What you are asked to do: Return only the lines from the top of the data down to the one that holds "time = list(range(0, 715, 5))", both included, without any pictures.

Dataset content:
◇ ◇ ◇

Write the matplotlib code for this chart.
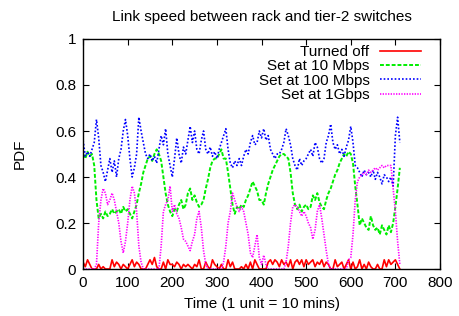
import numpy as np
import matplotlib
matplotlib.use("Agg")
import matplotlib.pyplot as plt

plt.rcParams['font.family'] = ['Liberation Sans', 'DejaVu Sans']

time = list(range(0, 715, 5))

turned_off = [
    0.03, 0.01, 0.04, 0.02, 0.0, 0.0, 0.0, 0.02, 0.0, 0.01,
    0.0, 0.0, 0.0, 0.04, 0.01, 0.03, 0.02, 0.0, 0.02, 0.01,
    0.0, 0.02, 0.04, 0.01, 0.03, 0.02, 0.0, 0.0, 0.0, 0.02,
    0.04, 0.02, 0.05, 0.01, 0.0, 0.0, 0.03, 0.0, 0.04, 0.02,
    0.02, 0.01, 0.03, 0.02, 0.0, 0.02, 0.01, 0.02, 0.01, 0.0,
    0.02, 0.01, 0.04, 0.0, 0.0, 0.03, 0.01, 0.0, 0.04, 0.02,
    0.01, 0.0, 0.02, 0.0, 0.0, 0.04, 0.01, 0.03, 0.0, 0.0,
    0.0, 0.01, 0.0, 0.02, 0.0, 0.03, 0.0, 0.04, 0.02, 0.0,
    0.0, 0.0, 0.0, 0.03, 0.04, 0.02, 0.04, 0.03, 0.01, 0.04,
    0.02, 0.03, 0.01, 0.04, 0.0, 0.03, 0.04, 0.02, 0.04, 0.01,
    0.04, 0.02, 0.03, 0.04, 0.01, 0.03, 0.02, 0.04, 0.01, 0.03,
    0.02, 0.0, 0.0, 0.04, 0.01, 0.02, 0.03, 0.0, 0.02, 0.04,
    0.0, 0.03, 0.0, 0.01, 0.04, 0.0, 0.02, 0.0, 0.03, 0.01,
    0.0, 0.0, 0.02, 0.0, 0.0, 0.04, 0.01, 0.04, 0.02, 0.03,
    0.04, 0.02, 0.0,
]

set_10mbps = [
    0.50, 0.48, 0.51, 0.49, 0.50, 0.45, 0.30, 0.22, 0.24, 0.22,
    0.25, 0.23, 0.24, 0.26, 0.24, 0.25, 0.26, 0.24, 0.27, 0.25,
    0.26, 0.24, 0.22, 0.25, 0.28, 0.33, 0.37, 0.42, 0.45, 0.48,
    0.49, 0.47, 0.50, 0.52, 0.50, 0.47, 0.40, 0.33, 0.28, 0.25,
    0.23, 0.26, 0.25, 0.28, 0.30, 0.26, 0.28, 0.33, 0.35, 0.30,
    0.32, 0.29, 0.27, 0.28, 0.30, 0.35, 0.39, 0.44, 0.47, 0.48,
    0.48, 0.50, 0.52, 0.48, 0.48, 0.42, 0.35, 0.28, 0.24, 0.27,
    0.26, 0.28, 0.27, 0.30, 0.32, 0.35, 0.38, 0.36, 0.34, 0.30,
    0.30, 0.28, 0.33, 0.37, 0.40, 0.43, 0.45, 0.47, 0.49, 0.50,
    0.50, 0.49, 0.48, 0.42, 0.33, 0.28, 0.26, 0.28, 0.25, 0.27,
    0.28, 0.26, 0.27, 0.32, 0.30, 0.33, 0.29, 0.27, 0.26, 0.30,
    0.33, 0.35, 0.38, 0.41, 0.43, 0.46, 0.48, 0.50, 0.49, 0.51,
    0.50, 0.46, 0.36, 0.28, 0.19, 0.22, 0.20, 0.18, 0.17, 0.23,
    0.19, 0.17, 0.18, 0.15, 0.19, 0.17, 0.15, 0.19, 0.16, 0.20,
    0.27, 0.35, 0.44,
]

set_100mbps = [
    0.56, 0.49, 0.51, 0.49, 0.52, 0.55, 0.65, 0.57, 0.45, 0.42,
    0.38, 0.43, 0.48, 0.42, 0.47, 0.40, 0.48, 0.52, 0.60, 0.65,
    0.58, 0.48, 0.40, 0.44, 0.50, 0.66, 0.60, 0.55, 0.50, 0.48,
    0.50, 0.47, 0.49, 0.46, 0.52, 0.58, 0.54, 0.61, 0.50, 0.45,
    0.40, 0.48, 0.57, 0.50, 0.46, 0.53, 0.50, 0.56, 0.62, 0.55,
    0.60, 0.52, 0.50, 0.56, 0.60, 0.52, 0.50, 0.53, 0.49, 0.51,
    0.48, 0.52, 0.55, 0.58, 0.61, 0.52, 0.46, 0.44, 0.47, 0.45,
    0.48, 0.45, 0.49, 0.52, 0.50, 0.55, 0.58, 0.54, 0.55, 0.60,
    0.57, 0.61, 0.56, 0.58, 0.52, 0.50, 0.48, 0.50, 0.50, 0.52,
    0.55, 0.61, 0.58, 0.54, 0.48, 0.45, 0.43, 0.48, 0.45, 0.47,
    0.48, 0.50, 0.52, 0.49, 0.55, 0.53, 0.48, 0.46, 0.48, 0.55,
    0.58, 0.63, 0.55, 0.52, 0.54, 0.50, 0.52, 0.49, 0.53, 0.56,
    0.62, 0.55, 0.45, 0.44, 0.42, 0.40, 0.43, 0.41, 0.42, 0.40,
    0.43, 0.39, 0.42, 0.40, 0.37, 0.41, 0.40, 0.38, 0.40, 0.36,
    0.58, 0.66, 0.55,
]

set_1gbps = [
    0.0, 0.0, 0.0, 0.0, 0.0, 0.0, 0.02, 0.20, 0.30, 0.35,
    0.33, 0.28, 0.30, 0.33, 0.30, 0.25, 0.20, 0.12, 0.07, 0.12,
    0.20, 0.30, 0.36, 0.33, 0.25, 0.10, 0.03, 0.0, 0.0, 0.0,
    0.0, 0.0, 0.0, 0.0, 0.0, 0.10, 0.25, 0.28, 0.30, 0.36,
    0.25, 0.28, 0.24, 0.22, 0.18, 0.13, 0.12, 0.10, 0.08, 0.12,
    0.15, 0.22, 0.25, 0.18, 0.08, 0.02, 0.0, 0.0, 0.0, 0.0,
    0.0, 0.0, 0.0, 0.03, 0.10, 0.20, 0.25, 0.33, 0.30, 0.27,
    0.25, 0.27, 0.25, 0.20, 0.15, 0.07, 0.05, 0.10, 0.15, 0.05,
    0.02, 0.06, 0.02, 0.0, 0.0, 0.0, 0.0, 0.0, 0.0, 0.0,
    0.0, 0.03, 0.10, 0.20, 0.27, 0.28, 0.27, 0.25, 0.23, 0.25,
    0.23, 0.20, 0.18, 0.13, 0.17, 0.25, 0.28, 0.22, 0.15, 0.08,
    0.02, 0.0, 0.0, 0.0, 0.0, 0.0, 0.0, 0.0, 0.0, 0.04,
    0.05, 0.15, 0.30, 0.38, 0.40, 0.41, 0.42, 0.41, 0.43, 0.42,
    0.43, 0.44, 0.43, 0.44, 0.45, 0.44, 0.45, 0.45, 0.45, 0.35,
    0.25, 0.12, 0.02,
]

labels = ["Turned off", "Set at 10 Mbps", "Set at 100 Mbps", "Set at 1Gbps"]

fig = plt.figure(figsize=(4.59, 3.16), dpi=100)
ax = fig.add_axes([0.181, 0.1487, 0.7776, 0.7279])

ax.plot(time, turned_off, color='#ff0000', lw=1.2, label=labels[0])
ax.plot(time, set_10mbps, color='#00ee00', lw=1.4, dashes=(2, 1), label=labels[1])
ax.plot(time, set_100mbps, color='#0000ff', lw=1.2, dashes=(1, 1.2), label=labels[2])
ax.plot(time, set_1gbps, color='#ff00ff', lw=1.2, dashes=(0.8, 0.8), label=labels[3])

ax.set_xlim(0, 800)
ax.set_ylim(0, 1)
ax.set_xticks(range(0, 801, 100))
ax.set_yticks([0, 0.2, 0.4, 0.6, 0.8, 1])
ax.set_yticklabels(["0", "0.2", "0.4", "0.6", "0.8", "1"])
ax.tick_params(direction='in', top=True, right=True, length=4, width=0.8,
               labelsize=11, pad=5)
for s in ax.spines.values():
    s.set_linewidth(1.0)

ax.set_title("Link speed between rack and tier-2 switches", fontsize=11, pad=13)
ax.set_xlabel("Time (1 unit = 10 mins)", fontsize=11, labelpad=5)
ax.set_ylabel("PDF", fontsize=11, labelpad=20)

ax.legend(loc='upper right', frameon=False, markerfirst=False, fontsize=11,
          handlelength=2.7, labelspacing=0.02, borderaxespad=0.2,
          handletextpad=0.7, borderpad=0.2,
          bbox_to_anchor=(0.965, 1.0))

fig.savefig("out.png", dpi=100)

◇ ◇ ◇

Correct answer:
Write the matplotlib code for this chart.
import numpy as np
import matplotlib
matplotlib.use("Agg")
import matplotlib.pyplot as plt

plt.rcParams['font.family'] = ['Liberation Sans', 'DejaVu Sans']

time = list(range(0, 715, 5))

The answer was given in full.